More recently NATO air forces intervened in Libya to bomb Gaddafi forces and enable the rebellion to topple their murderous dictator. Again nothing particularly defensive about that.
Now there's a move afoot to cajole NATO into joining the Pentagon's "pivot" into Asia, a polite way of describing poking China's panda with a sharp stick. That's part and parcel of the F-35 deal but we'll leave that for another day.
Perhaps this is a good time to ask if we're setting ourselves and our alliance up for a global military version of Groundhog Day? Are we backing ourselves into another American led fiasco or maybe even a series of them? We know how Iraq turned out. We know all too well where Afghanistan's heading. We have seen how much and how very little "all the King's men and all the King's horses" can deliver.
There's a faint whiff of "1984" in all this. The first true, Permanent Warfare State (PWS), in which military force has replaced diplomacy as the principal instrument of foreign policy, lining up its minions (us) like ducks in a row, to perpetuate conflict in the remotest corners of the world. Did Orwell write this script? An ascendant oligarchy, corporate media implementing a form of mind control, pervasive public surveillance. I dunno, sounds eerily similar to me.
We must also bear in mind the legacy of the Bush Doctrine. It stood for unilateralism, "preventative" war (i.e. illegal war), and regime change. Thus spake Incurious George:
"...the first duty of the United States Government remains what it always has been: to protect the American people and American interests. It is an enduring American principle that this duty obligates the government to anticipate and counter threats, using all elements of national power, before the threats can do grave damage.

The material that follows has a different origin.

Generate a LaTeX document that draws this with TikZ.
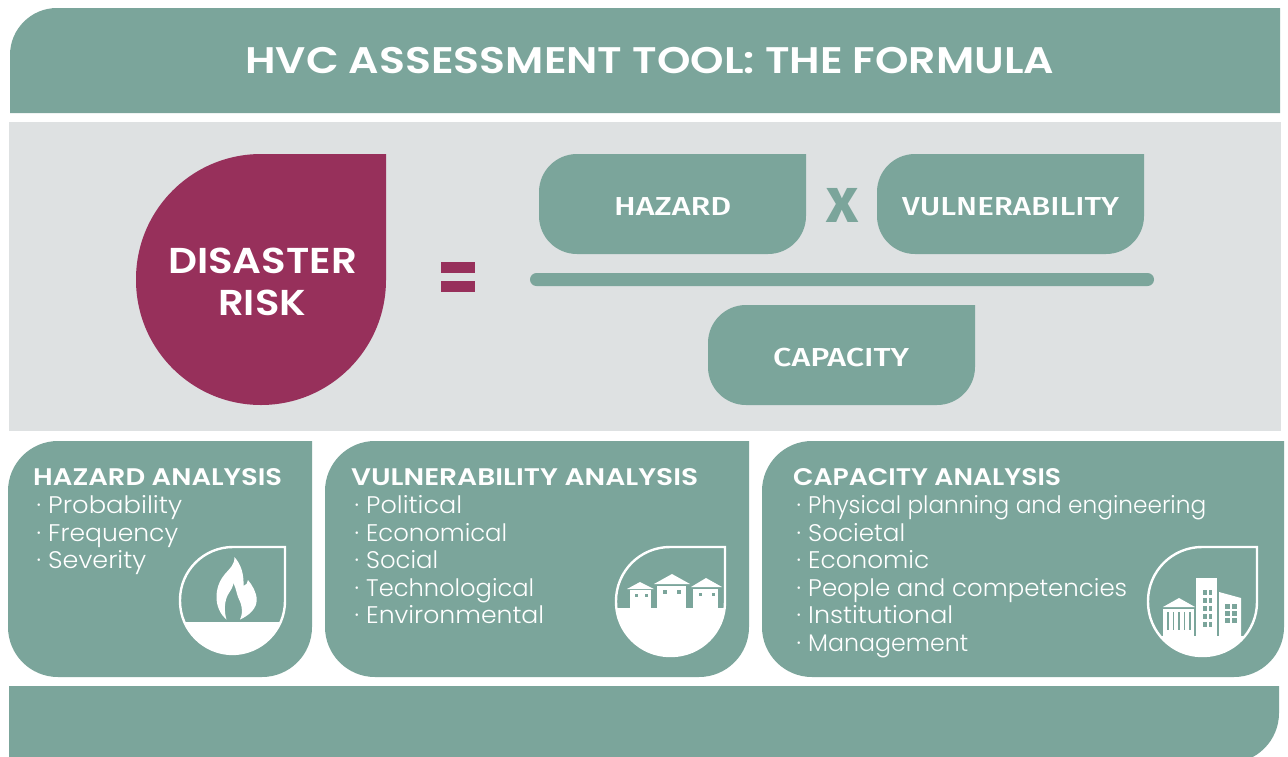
\documentclass[tikz,border=0pt]{standalone}
\usepackage{graphicx}
\usepackage{fontspec}
\setmainfont{Poppins}[BoldFont={Poppins SemiBold}]
\newfontfamily\din{Fira Sans Medium}
\newfontfamily\lite{Poppins Light}
\definecolor{teal}{HTML}{7BA59B}
\definecolor{wine}{HTML}{97305B}
\definecolor{pale}{HTML}{DEE1E2}
\newlength\fwlen
\newcommand\fw[2]{\settowidth\fwlen{#2}\pgfmathsetmacro\fwscale{#1/\fwlen}\scalebox{\fwscale}[1]{#2}}
\newcommand\lst[2]{\makebox[11pt][l]{\hspace{-0.5pt}·}\fw{#1}{#2}}
% x1 y1 x2 y2 rTL rBL rBR rTR
\newcommand\rpath[8]{%
  (#1+#5,#2) .. controls (#1+0.4477*#5,#2) and (#1,#2+0.4477*#5) .. (#1,#2+#5)
  -- (#1,#4-#6) .. controls (#1,#4-0.4477*#6) and (#1+0.4477*#6,#4) .. (#1+#6,#4)
  -- (#3-#7,#4) .. controls (#3-0.4477*#7,#4) and (#3,#4-0.4477*#7) .. (#3,#4-#7)
  -- (#3,#2+#8) .. controls (#3,#2+0.4477*#8) and (#3-0.4477*#8,#2) .. (#3-#8,#2) -- cycle}
\tikzset{
  x=1pt,y=-1pt,
  title/.style={inner sep=0pt,anchor=base west,text=white,font=\bfseries\fontsize{37}{37}\selectfont},
  risk/.style={inner sep=0pt,anchor=base west,text=white,font=\bfseries\fontsize{36}{36}\selectfont},
  term/.style={inner sep=0pt,anchor=base west,text=white,font=\din\fontsize{26}{26}\selectfont},
  head/.style={inner sep=0pt,anchor=base west,text=white,font=\bfseries\fontsize{24}{24}\selectfont},
  item/.style={inner sep=0pt,anchor=base west,text=white,font=\lite\fontsize{24}{24}\selectfont},
  icon/.style={draw=white,line width=2.4pt},
  win/.style={fill=teal},
}
\begin{document}
\begin{tikzpicture}
\useasboundingbox (0,0) rectangle (1288,756);
\fill[white] (0,0) rectangle (1288,756);
\begin{scope}
\clip (0,0) rectangle (1288,756);
\fill[teal] \rpath{10}{8}{1280}{113}{47}{0}{0}{0};
\fill[pale] (9,122) rectangle (1281,431);
\fill[teal] \rpath{9}{686}{1279}{763}{0}{0}{50}{0};
\end{scope}
\node[title] (t) at (245,73) {\fw{809}{HVC ASSESSMENT TOOL: THE FORMULA}};
% drop
\fill[wine] \rpath{136}{154}{386}{405}{125}{125}{125}{0};
\node[risk] (r1) at (168,273) {\fw{189}{DISASTER}};
\node[risk] (r2) at (218,315) {\fw{88}{RISK}};
\fill[wine] (441,262) rectangle (475,273);
\fill[wine] (441,281) rectangle (475,292);
% formula
\fill[teal] \rpath{539}{154}{806}{254}{38}{38}{38}{0};
\fill[teal] \rpath{877}{154}{1144}{254}{38}{38}{38}{0};
\fill[teal] \rpath{708}{305}{975}{405}{38}{38}{38}{0};
\fill[teal,rounded corners=6.5pt] (530,273) rectangle (1154,286);
\node[term] (h) at (614,215) {\fw{117}{HAZARD}};
\node[term] (v) at (902,215) {\fw{217}{VULNERABILITY}};
\node[term] (c) at (773,366) {\fw{136}{CAPACITY}};
\node[term,text=teal,font=\din\bfseries\fontsize{49}{49}\selectfont] (x) at (826,222) {\fw{32}{X}};
% panels
\fill[teal] \rpath{8}{441}{312}{677}{50}{50}{50}{0};
\fill[teal] \rpath{325}{441}{749}{677}{50}{50}{50}{0};
\fill[teal] \rpath{762}{441}{1284}{677}{50}{50}{50}{0};
% texts
\node[head] (ha) at (33,485) {\fw{249}{HAZARD ANALYSIS}};
\node[item] (h1) at (37,513) {\lst{134}{Probability}};
\node[item] (h2) at (37,541) {\lst{130}{Frequency}};
\node[item] (h3) at (37,568) {\lst{98}{Severity}};
\node[head] (va) at (351,485) {\fw{347}{VULNERABILITY ANALYSIS}};
\node[item] (v1) at (355,513) {\lst{96}{Political}};
\node[item] (v2) at (355,541) {\lst{141}{Economical}};
\node[item] (v3) at (355,568) {\lst{72}{Social}};
\node[item] (v4) at (355,596) {\lst{168}{Technological}};
\node[item] (v5) at (355,623) {\lst{178}{Environmental}};
\node[head] (ca) at (793,485) {\fw{268}{CAPACITY ANALYSIS}};
\node[item] (c1) at (797,513) {\lst{398}{Physical planning and engineering}};
\node[item] (c2) at (797,541) {\lst{97}{Societal}};
\node[item] (c3) at (797,568) {\lst{121}{Economic}};
\node[item] (c4) at (797,596) {\lst{319}{People and competencies}};
\node[item] (c5) at (797,623) {\lst{145}{Institutional}};
\node[item] (c6) at (797,651) {\lst{160}{Management}};
% hazard icon
\begin{scope}
\clip \rpath{180}{547}{285}{654}{53}{53}{53}{0};
\fill[white] (170,622) rectangle (295,660);
\end{scope}
\draw[icon] \rpath{180}{547}{285}{654}{53}{53}{53}{0};
\fill[white] (234.3,557) .. controls (235,565) and (229,569) .. (225,574)
  .. controls (219,581) and (216.5,589) .. (216.5,597)
  .. controls (216.5,606) and (220,614) .. (226.5,619.5)
  .. controls (224,612) and (224,600) .. (229,593)
  .. controls (231,590) and (233,587) .. (233.3,583)
  .. controls (236,588) and (236.5,593) .. (238,597)
  .. controls (241,603) and (244,611) .. (240,619.5)
  .. controls (250,615) and (256.7,608) .. (256.7,600)
  .. controls (256.7,592) and (252,585) .. (248,580)
  .. controls (248,583) and (246,585) .. (243.5,586)
  .. controls (244,574) and (241,564) .. (234.3,557) -- cycle;
% vulnerability icon
\begin{scope}
\clip \rpath{616}{547}{725}{656}{54}{54}{54}{0};
\fill[white] (606,608) rectangle (735,665);
\end{scope}
\draw[icon] \rpath{616}{547}{725}{656}{54}{54}{54}{0};
\fill[white] (640,582) -- (654,589) -- (627,589) -- cycle;
\fill[white] (630,590) rectangle (651,608);
\fill[white] (672,574) -- (690,584) -- (654,584) -- cycle;
\fill[white] (657,586) rectangle (686,608);
\fill[white] (706,578) -- (722,587) -- (691,587) -- cycle;
\fill[white] (693,589) rectangle (718,608);
\foreach \wx/\wy/\ws in {636/595/3,646/595/3,665/592/4,679/592/4,700/594/3,713/594/3}
  \fill[win] (\wx-\ws/2,\wy-\ws/2) rectangle (\wx+\ws/2,\wy+\ws/2);
% capacity icon
\begin{scope}
\clip \rpath{1148}{547}{1257}{656}{54}{54}{54}{0};
\fill[white] (1140,636) rectangle (1265,665);
\end{scope}
\draw[icon] \rpath{1148}{547}{1257}{656}{54}{54}{54}{0};
\fill[white] (1196,578) rectangle (1217,636);
\fill[white] (1219,592) -- (1241,598) -- (1241,636) -- (1219,636) -- cycle;
\fill[white] (1179,598) -- (1195,607) -- (1163,607) -- cycle;
\fill[white] (1163,609) rectangle (1194,636);
\foreach \wy in {590,598,606,614,622} {
  \fill[win] (1203,\wy) rectangle (1206.5,\wy+5);
  \fill[win] (1208.5,\wy) rectangle (1212,\wy+5);
}
\foreach \wy in {604,611,618} {
  \fill[win] (1225,\wy) rectangle (1230,\wy+4.5);
  \fill[win] (1231.5,\wy) rectangle (1236.5,\wy+4.5);
}
\foreach \wx in {1167,1172.5,1178,1183.5,1189}
  \fill[win] (\wx,612) rectangle (\wx+1.8,630);
\end{tikzpicture}
\end{document}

The greater the threat, the greater is the risk of inaction – and the more compelling the case for taking anticipatory action to defend ourselves, even if uncertainty remains as to the time and place of the enemy’s attack."
Recall that this perverse doctrine prescribed that America would not tolerate and expressly reserved the right to use military force to prevent any other nation or group of nations achieving economic or military superiority to the United States. Hmm, what nation would be on the verge of achieving economic superiority to the United States? And what is "military superiority" anyway? Perhaps you should ask some defiant Afghan tribesman armed with a Korean War vintage assault rifle and a RPG.
Are we going to sign on to that? And if you think Obama has rescinded the Bush Doctrine, think again. I'm pretty sure President Mitt would find it to his liking too.
And then there's the matter of money. Canada is being criticized for failing to meet the NATO member committment to spend 2% of GDP on our military. We currently come in slightly below 1.5%. Yet we're hard pressed to find the funds necessary to meet our "Canada First" defence priority. Money spent on equipment, personnel and operations as part of America's Foreign Legion is money we don't have to provide for the security and defence of Canada.
It may have passed unnoticed by the Canadian public but Washington's Asian sabre-rattling has been heavily escalated by the Obama administration. The military leaders of China and the United States now wargame battles between themselves. And, by all accounts, the Chinese are decidedly hostile and in the mood for a scrap. Quite recently US forces staged Operation Chimichanga, a live-fire stealth bombing campaign simulating a first strike to obliterate Chinese air defences. It's sort of like Japan putting on, in public, a full dress rehearsal of its attack on Pearl Harbour. And next month we'll have RimPac2012, a multi-national (i.e. America and the Seven Dwarfs) naval and air exercise staged right in China's maritime back yard. And the Chinese aren't taking this lying down either. In fact we may be about to unpack a new Cold War.
It might just be too late to arrest this transformation of NATO. Canadians are certainly not alive to the issues. Their image of NATO is fixed in the alliance of half a century ago. Now when we most need the NDP to take up the challenge, that NDP is, like the NATO we once respected, a thing of the past.